The Court acknowledged the Tribunal’s reasons were not fulsome, but the Tribunal did state the contentions of the parties and made findings on the basis of those contentions. The Tribunal preferred what was said in the text messages and by necessary implication rejected other material before it, such as the evidence of the cleaner and gardener. The Tribunal made a factual finding that the newspaper articles provided evidence of public acknowledgement of the relationship and, in so doing, it rejected the contention that the newspaper articles were wrong. The Court held, in these circumstances, the Tribunal complied with section 40 of the Complaints Act as it had set out its findings on material questions of fact and referred to the material on which those findings were based. Ground 2 was not made out.

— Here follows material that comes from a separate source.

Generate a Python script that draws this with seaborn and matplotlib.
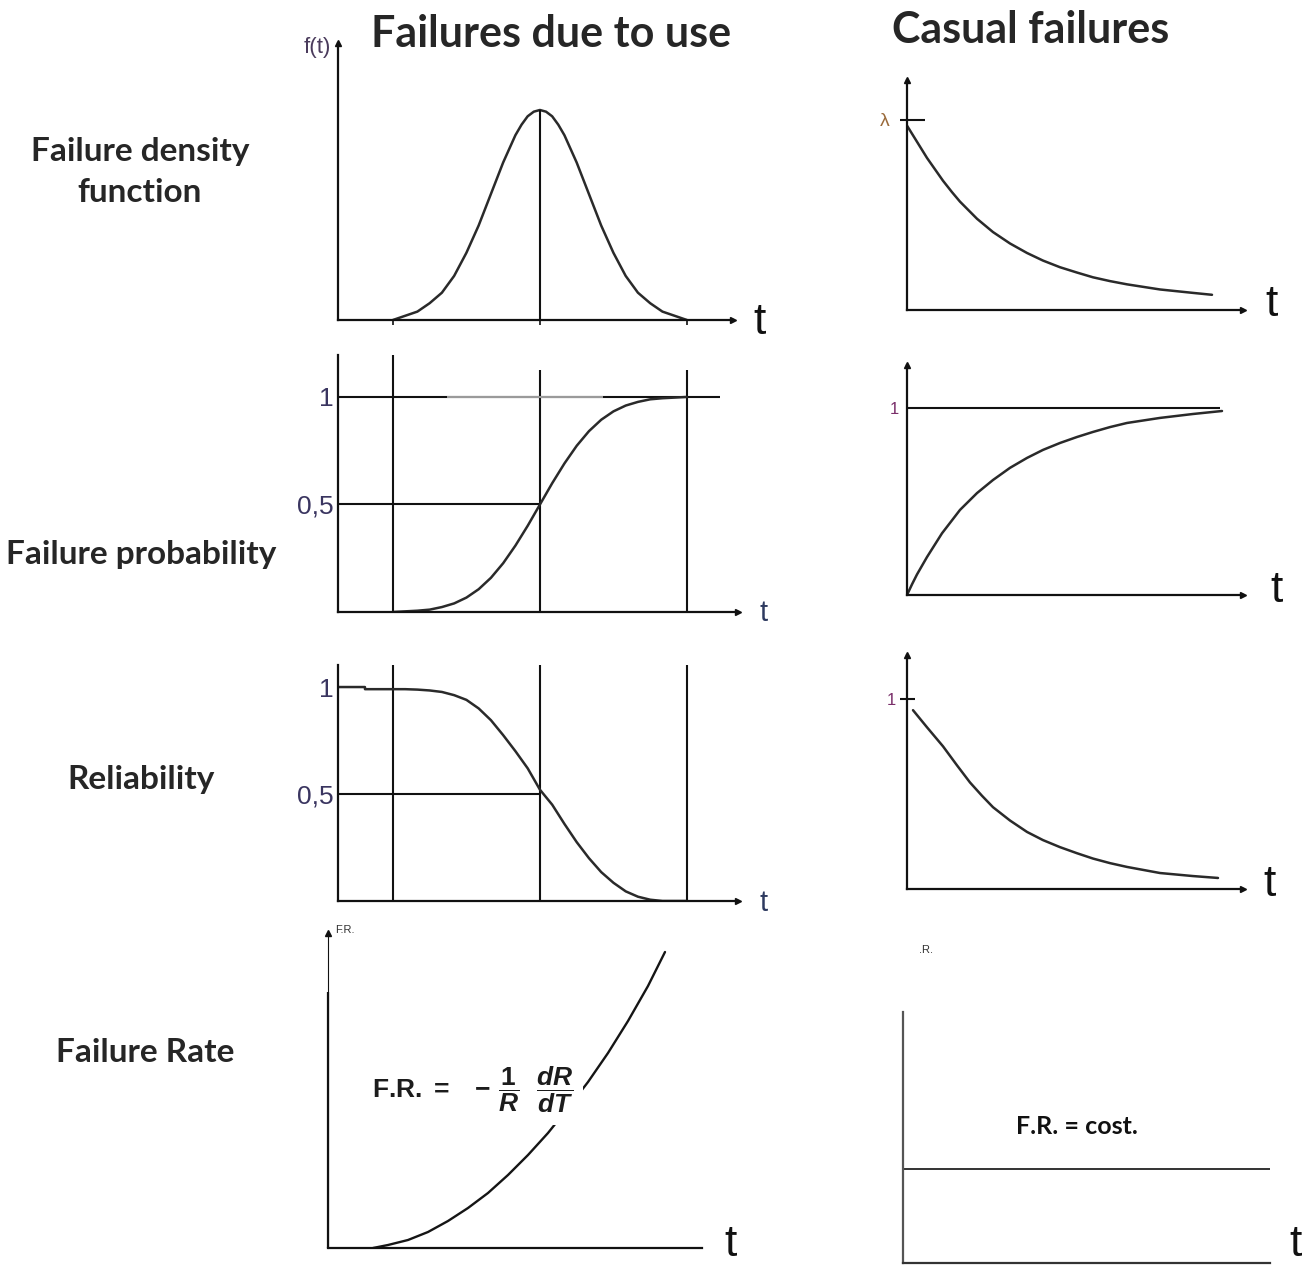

Ground 3 – proper statutory construction of de facto partner

Section 21C of the Interpretation Act 1987 (NSW) was relevant in deciding whether Daniel and Ms Batistich were in a relationship as a couple living together. That section required all of the circumstances of the relationship to be taken into account, but the matters specified in a list in the section were not a mandatory relevant consideration.

In this case, the Court was not persuaded that the Tribunal had failed to take into account all the circumstances of the relationship. The Court applied the decision of the Honourable Justice Hallen in Sadiq -v- NSW Trustee and Guardian [2015] NSWSC 716 where it was held that the determination of the existence of a de facto relationship was essentially impressionistic, as such a relationship only existed because of the factual circumstances of the parties. The Court went on to find at paragraph 73 of the judgement:

It is not to the point that, as claimed by the present applicants, the Tribunal made “mistakes” of fact, as it was within the Tribunal’s jurisdiction simply to make mistakes of fact. Similarly, it is not the jurisdiction of the Court to grant relief on proceedings in the nature of judicial review in respect of the Tribunal simply making mistakes of fact: See Waterford -v- Commonwealth [1987] HCA 25.

The Judge did not accept that the Tribunal had failed to make a value judgement as required by section 21C. Ground 3 was not made out.

As all three grounds for the Tribunal to have erred in law were not made out, the case was dismissed with a costs order made against the applicants.